Noche oscura del cuerpo
No hacía falta leer este libro para percatarse de que la poesía basada en la anécdota autobiográfica, la linealidad narrativa, el esguince ingenioso y la ligereza de las formas había tocado techo. Los últimos títulos de diversos cultivadores de esa tendencia indicaban una creciente insatisfacción con la misma, que había derivado hacia las futilezas autocomplacientes, aunque escritas con buena caligrafía. Vicente Gallego (Valencia, 1963) se erigía ya desde Santuario (1986), pero sobre todo en La luz, de otra manera (1988), como uno de los poetas de su generación mejor dotados, en cuya poesía emergían, con un vitalismo elegiaco y salpicado de notas prosaicas esparcidas aquí y allá como al desgaire, los avatares cotidianos de un sujeto solitario, moderadamente macerado por el destino. Sus libros posteriores Los ojos del extraño (1990) y La plata de los días (1996) avanzan en esa misma senda cuyo final se avistaba cercano.
SANTA DERIVA
Vicente Gallego Visor. Madrid, 2002 104 páginas. 7 euros
Esta oclusión de las salidas explica la inflexión de Santa deriva, una obra de poesía meditativa que se eleva, en sus mejores instantes, a los fanales de la contemplación. El libro ha sido galardonado con el Premio Loewe, que en sus últimas ediciones se ha decantado por nombres muy valiosos de la poesía contemporánea de sesgo reflexivo. La distribución de los poemas en tres secciones dibuja una línea de entonación que arranca del cántico del comienzo y, luego de ir declinando en poemas de una turbia desazón existencial, se eleva de nuevo al final del libro. El inicio celebratorio de la primera parte recuerda más a Claudio Rodríguez que a su antiguo maestro Brines, aunque algunos poemas continúen remitiendo a éste incluso en el título, como Oración pagana. Las realidades naturales se bastan con su mera presencia para garantizar una entonación fervorosa: las nubes de junio suponen una 'felicidad sin causa', y el olivo difunto, eco del olmo seco machadiano, arranca al aire 'un pellizco de vuelo' y confirma la 'sugestión arraigada de las cosas'. Pero la entonación hímnica tiene a veces problemas para imponerse a la precariedad de nuestra vida (El sueño verdadero), y la serena plenitud aparece amenazada por unas espantables alegorías del mal (Cena familiar). Esta primera parte termina con el poema que da título al libro: la 'santa deriva' metaforiza el avance ciego, impredecible y pavoroso del mundo y de los hombres hasta su consunción definitiva, por más que ese discurrir sonámbulo evoque engañosamente el orden regido por la voluntad provisora de un dios, según el principio leibniziano de razón suficiente.
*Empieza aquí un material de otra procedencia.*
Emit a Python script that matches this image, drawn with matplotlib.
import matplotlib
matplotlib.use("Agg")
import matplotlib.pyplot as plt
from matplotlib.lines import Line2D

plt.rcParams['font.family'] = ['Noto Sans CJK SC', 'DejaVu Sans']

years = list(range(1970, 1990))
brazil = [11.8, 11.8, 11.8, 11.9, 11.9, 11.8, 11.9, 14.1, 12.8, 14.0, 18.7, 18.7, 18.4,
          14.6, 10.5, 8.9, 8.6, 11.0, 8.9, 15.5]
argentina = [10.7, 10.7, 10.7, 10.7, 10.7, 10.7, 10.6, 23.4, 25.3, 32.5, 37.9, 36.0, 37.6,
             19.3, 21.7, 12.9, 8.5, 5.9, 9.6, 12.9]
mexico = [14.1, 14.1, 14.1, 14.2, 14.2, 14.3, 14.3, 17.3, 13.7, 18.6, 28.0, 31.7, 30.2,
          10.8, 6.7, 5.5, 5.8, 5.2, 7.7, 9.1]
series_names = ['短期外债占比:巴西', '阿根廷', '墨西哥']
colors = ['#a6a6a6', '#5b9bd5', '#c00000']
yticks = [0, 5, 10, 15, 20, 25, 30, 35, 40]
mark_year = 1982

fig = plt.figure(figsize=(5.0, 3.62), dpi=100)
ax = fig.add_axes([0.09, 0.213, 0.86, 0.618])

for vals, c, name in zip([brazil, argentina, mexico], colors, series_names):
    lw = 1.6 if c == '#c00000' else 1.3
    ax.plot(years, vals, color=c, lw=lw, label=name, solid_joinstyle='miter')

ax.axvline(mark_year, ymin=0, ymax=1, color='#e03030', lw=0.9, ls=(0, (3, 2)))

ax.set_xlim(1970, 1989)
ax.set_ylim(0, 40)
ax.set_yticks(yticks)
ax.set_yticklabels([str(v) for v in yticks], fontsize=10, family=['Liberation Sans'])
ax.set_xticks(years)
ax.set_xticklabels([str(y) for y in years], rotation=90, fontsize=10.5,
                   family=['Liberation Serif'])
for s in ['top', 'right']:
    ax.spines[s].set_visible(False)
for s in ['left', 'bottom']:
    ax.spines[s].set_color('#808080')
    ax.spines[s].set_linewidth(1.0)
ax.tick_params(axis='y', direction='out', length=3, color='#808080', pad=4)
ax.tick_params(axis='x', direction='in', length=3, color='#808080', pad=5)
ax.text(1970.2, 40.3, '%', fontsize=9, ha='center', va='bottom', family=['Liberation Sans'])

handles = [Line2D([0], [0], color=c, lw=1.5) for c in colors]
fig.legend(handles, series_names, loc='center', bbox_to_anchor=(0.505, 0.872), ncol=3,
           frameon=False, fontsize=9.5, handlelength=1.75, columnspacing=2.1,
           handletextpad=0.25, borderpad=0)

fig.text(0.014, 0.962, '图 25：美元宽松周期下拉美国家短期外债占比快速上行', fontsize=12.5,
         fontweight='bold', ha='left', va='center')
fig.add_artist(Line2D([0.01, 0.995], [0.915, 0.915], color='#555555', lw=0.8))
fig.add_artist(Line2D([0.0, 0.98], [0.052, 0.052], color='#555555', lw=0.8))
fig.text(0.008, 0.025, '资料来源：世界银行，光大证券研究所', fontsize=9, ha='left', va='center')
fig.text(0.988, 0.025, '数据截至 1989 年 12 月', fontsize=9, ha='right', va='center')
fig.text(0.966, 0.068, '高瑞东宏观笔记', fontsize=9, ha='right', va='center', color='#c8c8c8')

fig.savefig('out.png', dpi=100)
A partir de ahí, el libro se dilata en poemas de cierto hieratismo expresivo, acentuado por los hipérbatos debidos a los requerimientos métricos del compás, sobre versos en general de siete y once sílabas. El vuelo de la belleza y el lento progresar de la reflexión van encadenando fórmulas salmódicas que a veces concluyen en un epifonema (Credo). Hay algún poema donde el motivo central se asfixia entre las menudencias de la sociología literaria (Mi homenaje), y cuyo vuelo rasante lo hace topar con la evidencia o con la pura denotación docente. El tema de la muerte adquiere una presencia dominante en la parte tercera. A ella pertenecen algunos de los poemas más hermosos del libro, que atenúan la oquedad ontológica de la existencia humana, que se daba por sentada en otros casos. Y si Santa deriva era el momento cumbre de la desolación mecanicista, la composición final, Escuchando la música sacra de Vivaldi, es el de la esperanza teleológica. La música convocada en esos versos, nacida 'del metal y la cuerda, de la madera noble', traza una parábola en la que, si no se aclaran del todo las sombras de otros poemas, apunta un asomo de revelación, de naturaleza íntimamente trascendente. Así las cosas, me caben pocas dudas: en lo que va de ayer a hoy, Vicente Gallego y la poesía en general han salido ganando.